Exercise directions:
Transcribe all of the material below word for word and leave out its pictures.

Material provided:
■ ■ ■
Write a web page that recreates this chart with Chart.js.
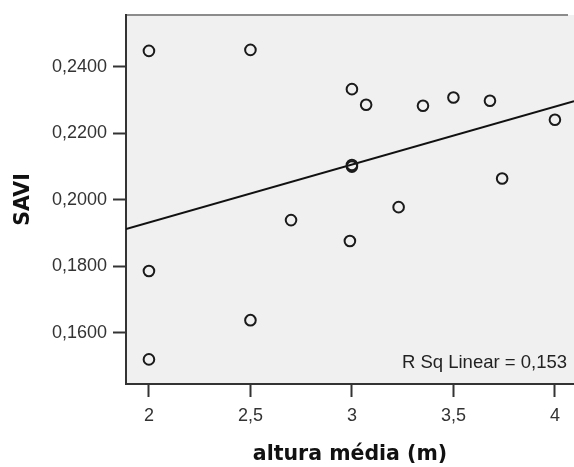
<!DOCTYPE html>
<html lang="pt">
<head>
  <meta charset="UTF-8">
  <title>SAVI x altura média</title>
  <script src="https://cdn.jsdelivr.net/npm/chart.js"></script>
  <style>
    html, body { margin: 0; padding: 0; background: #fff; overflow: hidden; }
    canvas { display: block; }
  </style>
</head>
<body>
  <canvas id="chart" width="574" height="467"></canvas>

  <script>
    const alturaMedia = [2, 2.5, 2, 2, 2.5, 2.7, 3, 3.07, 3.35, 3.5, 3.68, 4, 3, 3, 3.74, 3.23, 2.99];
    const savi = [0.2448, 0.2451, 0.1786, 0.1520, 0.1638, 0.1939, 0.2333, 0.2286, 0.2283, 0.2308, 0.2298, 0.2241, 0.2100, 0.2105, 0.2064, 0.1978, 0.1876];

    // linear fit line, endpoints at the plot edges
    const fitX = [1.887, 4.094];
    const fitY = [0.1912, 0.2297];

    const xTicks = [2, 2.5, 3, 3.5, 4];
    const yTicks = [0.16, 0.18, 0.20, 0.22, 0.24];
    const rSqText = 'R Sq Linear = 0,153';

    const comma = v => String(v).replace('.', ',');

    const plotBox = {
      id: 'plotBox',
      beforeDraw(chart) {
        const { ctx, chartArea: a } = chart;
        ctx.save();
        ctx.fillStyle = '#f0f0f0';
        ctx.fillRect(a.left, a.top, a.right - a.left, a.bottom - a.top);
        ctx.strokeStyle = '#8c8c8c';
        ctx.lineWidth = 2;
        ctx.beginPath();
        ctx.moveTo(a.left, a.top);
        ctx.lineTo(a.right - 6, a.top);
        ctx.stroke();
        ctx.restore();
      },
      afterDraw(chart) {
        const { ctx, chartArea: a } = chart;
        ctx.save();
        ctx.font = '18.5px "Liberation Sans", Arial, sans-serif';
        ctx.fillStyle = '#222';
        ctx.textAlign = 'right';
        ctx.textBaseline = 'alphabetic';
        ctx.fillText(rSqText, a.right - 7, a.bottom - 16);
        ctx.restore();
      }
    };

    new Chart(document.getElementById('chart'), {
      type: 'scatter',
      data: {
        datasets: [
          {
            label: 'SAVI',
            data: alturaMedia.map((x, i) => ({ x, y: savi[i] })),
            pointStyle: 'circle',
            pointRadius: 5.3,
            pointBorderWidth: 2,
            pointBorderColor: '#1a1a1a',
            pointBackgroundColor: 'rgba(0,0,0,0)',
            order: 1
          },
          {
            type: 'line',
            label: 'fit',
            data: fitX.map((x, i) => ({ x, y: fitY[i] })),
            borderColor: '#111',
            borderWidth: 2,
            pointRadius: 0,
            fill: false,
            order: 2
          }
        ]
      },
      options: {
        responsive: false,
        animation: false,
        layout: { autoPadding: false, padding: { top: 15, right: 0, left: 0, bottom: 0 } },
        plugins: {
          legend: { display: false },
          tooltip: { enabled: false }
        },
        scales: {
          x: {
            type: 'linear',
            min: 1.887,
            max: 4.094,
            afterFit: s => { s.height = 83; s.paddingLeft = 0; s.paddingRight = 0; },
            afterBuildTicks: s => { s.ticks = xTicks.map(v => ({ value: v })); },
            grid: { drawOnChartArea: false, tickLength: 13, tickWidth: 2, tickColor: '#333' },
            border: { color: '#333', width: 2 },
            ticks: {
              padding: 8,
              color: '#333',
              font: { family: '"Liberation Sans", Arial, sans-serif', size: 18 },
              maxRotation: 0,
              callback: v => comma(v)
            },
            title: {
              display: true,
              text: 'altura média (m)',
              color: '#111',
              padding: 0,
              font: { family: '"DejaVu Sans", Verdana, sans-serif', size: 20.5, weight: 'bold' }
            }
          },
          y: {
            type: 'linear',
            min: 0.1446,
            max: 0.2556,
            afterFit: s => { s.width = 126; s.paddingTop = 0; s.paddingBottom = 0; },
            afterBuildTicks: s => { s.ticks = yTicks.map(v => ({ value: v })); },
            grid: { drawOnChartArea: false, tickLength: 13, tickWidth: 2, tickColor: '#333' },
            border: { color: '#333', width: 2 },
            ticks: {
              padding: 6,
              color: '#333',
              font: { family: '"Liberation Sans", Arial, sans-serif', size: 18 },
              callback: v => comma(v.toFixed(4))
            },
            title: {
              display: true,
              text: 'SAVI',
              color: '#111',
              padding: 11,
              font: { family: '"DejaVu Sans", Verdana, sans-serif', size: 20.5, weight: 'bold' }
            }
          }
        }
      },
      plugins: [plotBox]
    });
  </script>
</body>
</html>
■ ■ ■
Reply to the exercise:
Write a web page that recreates this chart with Chart.js.
<!DOCTYPE html>
<html lang="pt">
<head>
  <meta charset="UTF-8">
  <title>SAVI x altura média</title>
  <script src="https://cdn.jsdelivr.net/npm/chart.js"></script>
  <style>
    html, body { margin: 0; padding: 0; background: #fff; overflow: hidden; }
    canvas { display: block; }
  </style>
</head>
<body>
  <canvas id="chart" width="574" height="467"></canvas>

  <script>
    const alturaMedia = [2, 2.5, 2, 2, 2.5, 2.7, 3, 3.07, 3.35, 3.5, 3.68, 4, 3, 3, 3.74, 3.23, 2.99];
    const savi = [0.2448, 0.2451, 0.1786, 0.1520, 0.1638, 0.1939, 0.2333, 0.2286, 0.2283, 0.2308, 0.2298, 0.2241, 0.2100, 0.2105, 0.2064, 0.1978, 0.1876];

    // linear fit line, endpoints at the plot edges
    const fitX = [1.887, 4.094];
    const fitY = [0.1912, 0.2297];

    const xTicks = [2, 2.5, 3, 3.5, 4];
    const yTicks = [0.16, 0.18, 0.20, 0.22, 0.24];
    const rSqText = 'R Sq Linear = 0,153';

    const comma = v => String(v).replace('.', ',');

    const plotBox = {
      id: 'plotBox',
      beforeDraw(chart) {
        const { ctx, chartArea: a } = chart;
        ctx.save();
        ctx.fillStyle = '#f0f0f0';
        ctx.fillRect(a.left, a.top, a.right - a.left, a.bottom - a.top);
        ctx.strokeStyle = '#8c8c8c';
        ctx.lineWidth = 2;
        ctx.beginPath();
        ctx.moveTo(a.left, a.top);
        ctx.lineTo(a.right - 6, a.top);
        ctx.stroke();
        ctx.restore();
      },
      afterDraw(chart) {
        const { ctx, chartArea: a } = chart;
        ctx.save();
        ctx.font = '18.5px "Liberation Sans", Arial, sans-serif';
        ctx.fillStyle = '#222';
        ctx.textAlign = 'right';
        ctx.textBaseline = 'alphabetic';
        ctx.fillText(rSqText, a.right - 7, a.bottom - 16);
        ctx.restore();
      }
    };

    new Chart(document.getElementById('chart'), {
      type: 'scatter',
      data: {
        datasets: [
          {
            label: 'SAVI',
            data: alturaMedia.map((x, i) => ({ x, y: savi[i] })),
            pointStyle: 'circle',
            pointRadius: 5.3,
            pointBorderWidth: 2,
            pointBorderColor: '#1a1a1a',
            pointBackgroundColor: 'rgba(0,0,0,0)',
            order: 1
          },
          {
            type: 'line',
            label: 'fit',
            data: fitX.map((x, i) => ({ x, y: fitY[i] })),
            borderColor: '#111',
            borderWidth: 2,
            pointRadius: 0,
            fill: false,
            order: 2
          }
        ]
      },
      options: {
        responsive: false,
        animation: false,
        layout: { autoPadding: false, padding: { top: 15, right: 0, left: 0, bottom: 0 } },
        plugins: {
          legend: { display: false },
          tooltip: { enabled: false }
        },
        scales: {
          x: {
            type: 'linear',
            min: 1.887,
            max: 4.094,
            afterFit: s => { s.height = 83; s.paddingLeft = 0; s.paddingRight = 0; },
            afterBuildTicks: s => { s.ticks = xTicks.map(v => ({ value: v })); },
            grid: { drawOnChartArea: false, tickLength: 13, tickWidth: 2, tickColor: '#333' },
            border: { color: '#333', width: 2 },
            ticks: {
              padding: 8,
              color: '#333',
              font: { family: '"Liberation Sans", Arial, sans-serif', size: 18 },
              maxRotation: 0,
              callback: v => comma(v)
            },
            title: {
              display: true,
              text: 'altura média (m)',
              color: '#111',
              padding: 0,
              font: { family: '"DejaVu Sans", Verdana, sans-serif', size: 20.5, weight: 'bold' }
            }
          },
          y: {
            type: 'linear',
            min: 0.1446,
            max: 0.2556,
            afterFit: s => { s.width = 126; s.paddingTop = 0; s.paddingBottom = 0; },
            afterBuildTicks: s => { s.ticks = yTicks.map(v => ({ value: v })); },
            grid: { drawOnChartArea: false, tickLength: 13, tickWidth: 2, tickColor: '#333' },
            border: { color: '#333', width: 2 },
            ticks: {
              padding: 6,
              color: '#333',
              font: { family: '"Liberation Sans", Arial, sans-serif', size: 18 },
              callback: v => comma(v.toFixed(4))
            },
            title: {
              display: true,
              text: 'SAVI',
              color: '#111',
              padding: 11,
              font: { family: '"DejaVu Sans", Verdana, sans-serif', size: 20.5, weight: 'bold' }
            }
          }
        }
      },
      plugins: [plotBox]
    });
  </script>
</body>
</html>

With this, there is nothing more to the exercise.